Intel's Iris Gallium3D Driver Gets A 1 Line Patch To Bump The Performance By ~1%

Written by Michael Larabel in Intel on 6 August 2019 at 12:29 PM EDT. 5 Comments
INTEL
Intel's Iris Gallium3D driver as their new OpenGL Linux driver aiming to be the default Mesa driver by year's end continues seeing more performance optimizations now that the fundamentals are in place. The latest optimization is a one line tweak yielding around one percent higher performance across the board.

With Iris catching up to OpenGL feature parity with the classic "i965" Mesa driver and the overall Iris driver performance being quite good at this stage, the Intel open-source developers have been looking for other areas for optimization with this driver in maximizing its performance potential atop the Gallium3D architecture while continuing to leverage the NIR compiler stack, etc. They remain on track to transition over to Iris Gallium3D by default around year's end but for this quarter's Mesa 19.2 release it's already very usable and should be ready for enthusiasts.

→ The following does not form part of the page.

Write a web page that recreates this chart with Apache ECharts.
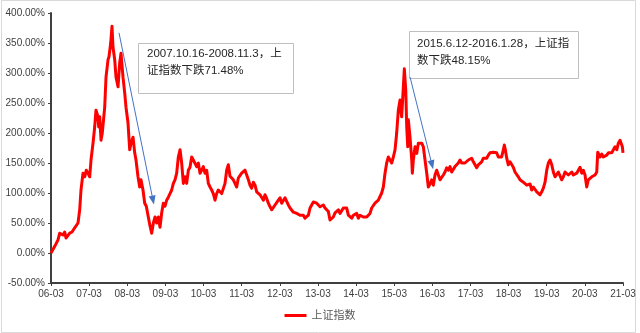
<!DOCTYPE html>
<html>
<head>
<meta charset="utf-8">
<script src="https://cdn.jsdelivr.net/npm/echarts@6/dist/echarts.min.js"></script>
<style>
  html, body { margin: 0; padding: 0; background: #ffffff; }
  #chart { width: 640px; height: 333px; }
</style>
</head>
<body>
<div id="chart"></div>
<script>
// Shanghai Composite: cumulative change since March 2006 (%)
// x values are months elapsed since 2006-03
const monthsSinceMar2006 = [
  0, 1.26, 2.20, 2.74, 3.78, 4.31, 4.72, 5.89, 6.61, 7.46, 8.50, 9.03, 9.44, 10.07, 10.61,
  11.11, 11.64, 12.18, 12.59, 13.22, 13.75, 14.16, 14.79, 15.01, 15.33, 15.74, 16.14, 16.90,
  17.31, 17.94, 18.25, 18.79, 19.20, 19.51, 20.05, 20.46, 21.09, 21.62, 22.03, 22.66, 23.19,
  23.60, 24.23, 24.77, 25.18, 25.81, 26.34, 26.75, 27.38, 27.91, 28.32, 28.95, 29.49, 29.99,
  30.62,
  31.16, 31.68, 32.21, 32.73, 33.26, 33.78, 34.31, 34.83, 35.35, 35.88, 36.40, 36.93, 37.45,
  37.98, 38.50, 39.02, 39.55, 40.07, 40.60, 41.12, 41.65, 42.17, 42.69, 43.22, 43.74, 44.27,
  44.79, 45.32, 45.84, 46.37, 46.89, 47.41, 47.94, 48.46, 48.99, 49.51, 50.04, 50.56, 51.08,
  51.61, 52.13, 52.66, 53.18, 53.71, 54.23, 54.76, 55.28, 55.80, 56.33, 56.85, 57.38, 57.90,
  58.43, 58.95, 59.48, 60.00, 60.52, 61.05,
  61.59, 62.11, 62.63, 63.16, 63.68, 64.21, 64.73, 65.26, 65.78, 66.31, 66.83, 67.35, 67.88,
  68.40, 68.93, 69.45, 69.98, 70.50, 71.02, 71.55, 72.07, 72.60, 73.12, 73.65, 74.17, 74.70,
  75.22, 75.74, 76.27, 76.79, 77.32, 77.84, 78.37, 78.89, 79.41, 79.94, 80.46, 80.99, 81.51,
  82.04, 82.56, 83.08, 83.61, 84.13, 84.66, 85.18, 85.71, 86.23, 86.76, 87.28, 87.80, 88.33,
  88.85, 89.38, 89.90, 90.43,
  90.95, 91.48, 92.00, 92.53, 93.05, 93.57, 94.10, 94.62, 95.15, 95.67, 96.20, 96.72, 97.24,
  97.77, 98.29, 98.82, 99.34, 99.87, 100.39, 100.91, 101.44, 101.96, 102.49, 103.01, 103.54,
  104.06, 104.58, 105.11, 105.63, 106.16, 106.68, 107.21, 107.73, 108.26, 108.78, 109.30,
  109.83, 110.35, 110.88, 111.19, 111.63, 111.94, 112.26, 112.45, 112.98, 113.52, 113.71,
  114.02, 114.56, 115.09, 115.60, 116.13, 116.67, 117.17, 117.70, 118.24, 118.74, 119.27,
  119.81, 120.31,
  120.84, 121.37, 121.89, 122.42, 122.94, 123.46, 123.99, 124.51, 125.04, 125.56, 126.09,
  126.61, 127.13, 127.66, 128.18, 128.71, 129.23, 129.76, 130.28, 130.80, 131.33, 131.85,
  132.38, 132.90, 133.43, 133.95, 134.47, 135.00, 135.52, 136.05, 136.57, 137.10, 137.62,
  138.14, 138.67, 139.19, 139.72, 140.24, 140.77, 141.29, 141.81, 142.34, 142.66, 142.97,
  143.41, 143.91, 144.45, 144.98, 145.48, 146.02, 146.55, 147.06, 147.59, 148.12, 148.63,
  149.17,
  149.71, 150.21, 150.75, 151.28, 151.79, 152.32, 152.86, 153.36, 153.89, 154.43, 154.93,
  155.47, 156.00, 156.51, 157.04, 157.58, 158.08, 158.61, 159.15, 159.65, 160.19, 160.72,
  161.23, 161.76, 162.30, 162.80, 163.33, 163.87, 164.37, 164.91, 165.44, 165.95, 166.48,
  167.01, 167.52, 168.05, 168.59, 169.09, 169.63, 170.16, 170.67, 171.20, 171.74, 172.05,
  172.36, 172.78, 173.31, 173.82, 174.35, 174.89, 175.39, 175.93, 176.46, 176.97, 177.50,
  178.04, 178.54, 179.07, 179.50, 179.80, 180.00
];

const indexChangePct = [
  0, 12, 22, 33, 30, 35, 25, 33, 35, 42, 50, 72, 105, 133, 127,
  138, 133, 127, 155, 183, 210, 238, 227, 210, 227, 188, 200, 243,
  293, 322, 327, 350, 378, 343, 322, 293, 277, 317, 333, 293, 267,
  243, 217, 172, 183, 193, 167, 155, 127, 110, 122, 105, 83, 78,
  60,
  45, 33, 50, 60, 50, 60, 43, 67, 83, 78, 88, 93, 99,
  105, 116, 122, 133, 160, 172, 150, 116, 127, 116, 138, 143, 160,
  155, 158, 144, 150, 133, 138, 144, 133, 138, 116, 110, 105, 99,
  88, 99, 105, 102, 99, 102, 116, 138, 147, 128, 125, 122, 116,
  110, 125, 128, 133, 135, 138,
  130, 122, 113, 108, 118, 113, 102, 105, 97, 94, 88, 97, 91,
  83, 77, 72, 75, 80, 83, 88, 92, 83, 86, 92, 86, 80,
  75, 72, 68, 66, 66, 63, 63, 60, 63, 58, 55, 63, 75,
  80, 85, 88, 83, 80, 77, 75, 80, 75, 77, 69, 55, 58,
  60, 67, 68, 72,
  66, 63, 75, 72, 75, 63, 60, 58, 63, 60, 66, 58, 63,
  60, 60, 58, 60, 63, 66, 75, 77, 83, 80, 88, 91,
  100, 110, 133, 150, 160, 155, 150, 160, 172, 200, 238,
  255, 227, 277, 307, 272, 210, 177, 222, 193, 155, 133,
  155, 177, 166, 183, 185, 183, 177, 155, 133, 110, 115,
  122, 113,
  130, 138, 130, 122, 125, 130, 135, 142, 138, 144, 135,
  138, 144, 147, 150, 155, 150, 147, 150, 152, 155, 155,
  158, 152, 147, 142, 147, 150, 152, 158, 161, 158, 163,
  167, 167, 168, 168, 167, 160, 163, 160, 172, 180, 172,
  158, 147, 152, 149, 143, 135, 138, 127, 122, 124, 118,
  116,
  113, 113, 115, 105, 110, 108, 102, 105, 97, 102, 108,
  118, 138, 150, 155, 147, 135, 127, 125, 135, 133, 122,
  127, 135, 133, 130, 133, 135, 130, 127, 133, 138, 143,
  133, 138, 130, 110, 122, 124, 127, 127, 130, 135, 168,
  165, 160, 165, 160, 158, 163, 167, 169, 167, 168, 177,
  172, 183, 188, 186, 177, 167
];

// Annotated drawdowns: start/end of each arrow in [months, %]
const arrowStart = [[21.4, 367], [113.0, 293]];
const arrowEnd = [[32.1, 88], [119.9, 147]];
const noteTexts = [
  '2007.10.16-2008.11.3，上\n证指数下跌71.48%',
  '2015.6.12-2016.1.28，上证指\n数下跌48.15%'
];

const seriesName = '上证指数';

const FONT = '"Liberation Sans", "Noto Sans CJK SC", sans-serif';

const lineData = monthsSinceMar2006.map((m, i) => [m, indexChangePct[i]]);

const chart = echarts.init(document.getElementById('chart'), null, { renderer: 'canvas' });

chart.setOption({
  animation: false,
  backgroundColor: '#ffffff',
  textStyle: { fontFamily: FONT },
  grid: { left: 51, right: 17, top: 13, bottom: 50, containLabel: false },
  legend: {
    data: [{ name: seriesName, icon: 'rect' }],
    left: 'center',
    top: 305,
    itemWidth: 22,
    itemHeight: 3,
    itemGap: 6,
    textStyle: { fontSize: 11, color: '#595959', fontFamily: FONT }
  },
  xAxis: {
    type: 'value',
    min: 0,
    max: 180,
    interval: 12,
    axisLine: { onZero: false, lineStyle: { color: '#404040', width: 2 } },
    axisTick: { show: true, length: 3, inside: false, lineStyle: { color: '#404040', width: 1 } },
    splitLine: { show: false },
    axisLabel: {
      fontSize: 10,
      color: '#404040',
      margin: 6,
      formatter: v => String(6 + v / 12).padStart(2, '0') + '-03'
    }
  },
  yAxis: {
    type: 'value',
    min: -50,
    max: 400,
    interval: 50,
    axisLine: { show: true, lineStyle: { color: '#404040', width: 2 } },
    axisTick: { show: true, length: 3, lineStyle: { color: '#404040', width: 1 } },
    splitLine: { show: false },
    axisLabel: {
      fontSize: 10,
      color: '#404040',
      margin: 6,
      formatter: v => v.toFixed(2) + '%'
    }
  },
  series: [{
    name: seriesName,
    type: 'line',
    data: lineData,
    showSymbol: false,
    symbol: 'none',
    lineStyle: { color: '#ff0000', width: 3, join: 'round' },
    itemStyle: { color: '#ff0000' },
    markLine: {
      silent: true,
      symbol: ['none', 'triangle'],
      symbolSize: [7, 9],
      label: { show: false },
      lineStyle: { color: '#4472c4', width: 1, type: 'solid' },
      itemStyle: { color: '#4472c4' },
      data: arrowStart.map((s, i) => [{ coord: s }, { coord: arrowEnd[i] }])
    },
    z: 3
  }],
  graphic: [
    // outer chart frame
    {
      type: 'rect', silent: true, z: 0,
      shape: { x: 1.5, y: 0.5, width: 634, height: 332 },
      style: { fill: 'none', stroke: '#d9d9d9', lineWidth: 1 }
    },
    {
      type: 'group', z: 10,
      children: [
        {
          type: 'rect',
          shape: { x: 138.5, y: 43.5, width: 155, height: 50 },
          style: { fill: '#ffffff', stroke: '#bfbfbf', lineWidth: 1 }
        },
        {
          type: 'text', x: 147, y: 45,
          style: { text: noteTexts[0], font: '11.5px ' + FONT, fill: '#262626', lineHeight: 17 }
        },
        {
          type: 'rect',
          shape: { x: 409.5, y: 31.5, width: 169, height: 47 },
          style: { fill: '#ffffff', stroke: '#bfbfbf', lineWidth: 1 }
        },
        {
          type: 'text', x: 417, y: 35,
          style: { text: noteTexts[1], font: '11.5px ' + FONT, fill: '#262626', lineHeight: 17 }
        }
      ]
    }
  ]
});
</script>
</body>
</html>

The new optimization for Iris is simply the tuning of the batch size. With the one line patch increasing the batch size, they are seeing around 1% higher performance across the board. Every little bit counts and especially nice when seeing such minor optimizations apply broadly to the performance.

With Mesa 19.2 entering feature freeze soon, I'll have more Intel Iris Gallium3D benchmarks out shortly from the newest driver code.